I remember hearing it all the time growing up and I don’t recall that any parts of it were censored.
I should also note that this guy is saying essentially what most of us in this thread are saying: that the song didn’t get much U.S. airplay because it didn’t fit the format of a lot of radio stations, and not because of active censorship due to what the song was about. Obviously, Geldof disagreed with that assessment.
I heard the song played in my radio market (Spokane) but only on the local album-oriented-rock station. It wasn’t so much censorship as it not fitting the formats of the other stations in town.
I’d always heard that it was banned from airplay (if it ever happened) only in San Diego, and only during the trial. Whether even that was true, I can’t say (Wikipedia doesn’t mention it). I never thought it was banned “globally”, as it were.
And FWIW I always liked the song. Conversely, I couldn’t stand anything else The Boomtown Rats did.
As an example of the format issue, here’s the Billboard Top 40 chart for the week that pulykamell notes. The #1 song that week was Queen’s “Crazy Little Thing Called Love.” Most of the other songs on the chart are ballads, lighter R&B, disco, or crossover country. Heck, Barbra Streisand and Dionne Warwick were both on the chart that week, as were The Captain and Tennille, Dan Fogelberg, Neil Diamond, and Barry Manilow.
Even if you scroll down to the “Power Plays” (i.e., just off the top 40) and “Debuts This Week,” you don’t see any New Wave, punk, or alternative artists. For that matter, there aren’t even a whole lot of traditional rock acts on the chart at that point, either.
At that time, traditional rock acts were more focused on album sales. The radio airplay they got were primarily on album-oriented-rock stations and were often in the form of album cuts rather than singles. Still, some of the more popular rock acts like The Eagles, Tom Petty & the Heartbreakers, and Queen (who all had songs on the 2-23-1980 Billboard Top 40 chart you linked) would also release singles that would get airplay on Top 40 stations so it wasn’t like rock was totally shut out.
Mondo Bongo has a little something for everyone. I liked In The Long Grass but i get why others didnt
I recall “I Don’t Like Mondays” playing on NYC radio at the time of its moderate popularity, and liked it - certainly more than the other Boomtown Rats stuff I heard later on.
I can’t identify specifically where and when , but I heard it often enough that “The silicon chip inside her head got switched to overload” is still in my vocabulary. ETA: Generally when the dog starts barking crazily for no apparent reason.
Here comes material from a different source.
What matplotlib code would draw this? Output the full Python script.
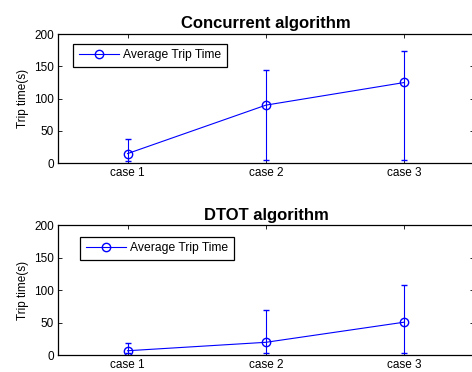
import matplotlib
matplotlib.use("Agg")
import matplotlib.pyplot as plt

plt.rcParams['font.family'] = ['Liberation Sans', 'DejaVu Sans']

cases = ["case 1", "case 2", "case 3"]
x = [1, 2, 3]

# concurrent algorithm: mean, lower end, upper end of error bar
conc_mean = [15, 90, 125]
conc_low = [4, 5, 5]
conc_high = [38, 145, 173]

# DTOT algorithm
dtot_mean = [7, 20, 51]
dtot_low = [3, 4, 4]
dtot_high = [19, 70, 108]

titles = ["Concurrent algorithm", "DTOT algorithm"]
yticks = [0, 50, 100, 150, 200]

fig = plt.figure(figsize=(4.72, 3.72), dpi=100)
ax1 = fig.add_axes([0.1235, 0.561, 0.88, 0.3476])
ax2 = fig.add_axes([0.1235, 0.0449, 0.88, 0.3495])

legend_pos = [(0.036, 0.925), (0.053, 0.91)]

for i, (ax, title, mean, low, high) in enumerate([(ax1, titles[0], conc_mean, conc_low, conc_high),
                                                  (ax2, titles[1], dtot_mean, dtot_low, dtot_high)]):
    err = [[m - l for m, l in zip(mean, low)], [h - m for m, h in zip(mean, high)]]
    ax.errorbar(x, mean, yerr=err, fmt='none', ecolor='#0000ff', elinewidth=0.8, capsize=2)
    ax.plot(x, mean, color='#0000ff', marker='o', mfc='none', markersize=6,
            linewidth=0.8, label="Average Trip Time")
    ax.set_xlim(0.5, 3.5)
    ax.set_ylim(0, 200)
    ax.set_xticks(x)
    ax.set_xticklabels(cases)
    ax.set_yticks(yticks)
    ax.tick_params(direction='in', top=True, right=True, labelsize=8.5, length=3, width=0.6, pad=3)
    ax.set_ylabel("Trip time(s)", fontsize=8.5, labelpad=4)
    ax.set_title(title, fontsize=12, fontweight='bold', pad=4)
    for s in ax.spines.values():
        s.set_linewidth(0.9)
    leg = ax.legend(loc='upper left', bbox_to_anchor=legend_pos[i], fontsize=8.7, fancybox=False,
                    framealpha=1, edgecolor='black', borderaxespad=0, handlelength=3.3,
                    handletextpad=0.4, borderpad=0.45)
    leg.get_frame().set_linewidth(0.9)

plt.savefig("out.png", dpi=100)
I personally preferred “The Homecoming Queen’s Got a Gun” (how can you not love a song with the line “Picking off cheerleaders one by one”?)
I didn’t connect the song to the event it was referencing until “Her father said that she was good as gold” switched a silicon chip inside my head and I said to myself, “That’s what Brenda Ann Spencer’s dad said!” I had never connected “I don’t like Mondays.”
I can be slow.
I also remember seeing the Boomtown Rats on Fridays (I must be about a year older than you, kenobi). I lived in a area with poor TV reception, so we really only could watch the local ABC station. Not being able to see SNL led me to tune in to ABC’s attempt at late-night sketch comedy (which happened to launch the TV career of Michael Richards, for one). Fridays did tend to have fairly cutting-edge musical guests - I clearly remember Devo, too.
Hearing “I Don’t Like Mondays” on the radio? I don’t really have a recollection of that. Seems like I might have heard it on KRNA out of Iowa City - they were more of an album/progressive rock station in a college town, and that’s the station I generally listened to in high school, and I think I recall hearing it on the radio. But no definite memories.
It wasn’t so much what the song was about as that it was by a New Wave band, and very few stations played that genre in the late 1970s, with the exception of a few songs that crossed over.
It was played quite a bit on MTV in 1981 when they didn’t have enough content.
I remember seeing it quite a bit as oddly MTV was one of the 7 cable stations we got in the small town I lived in.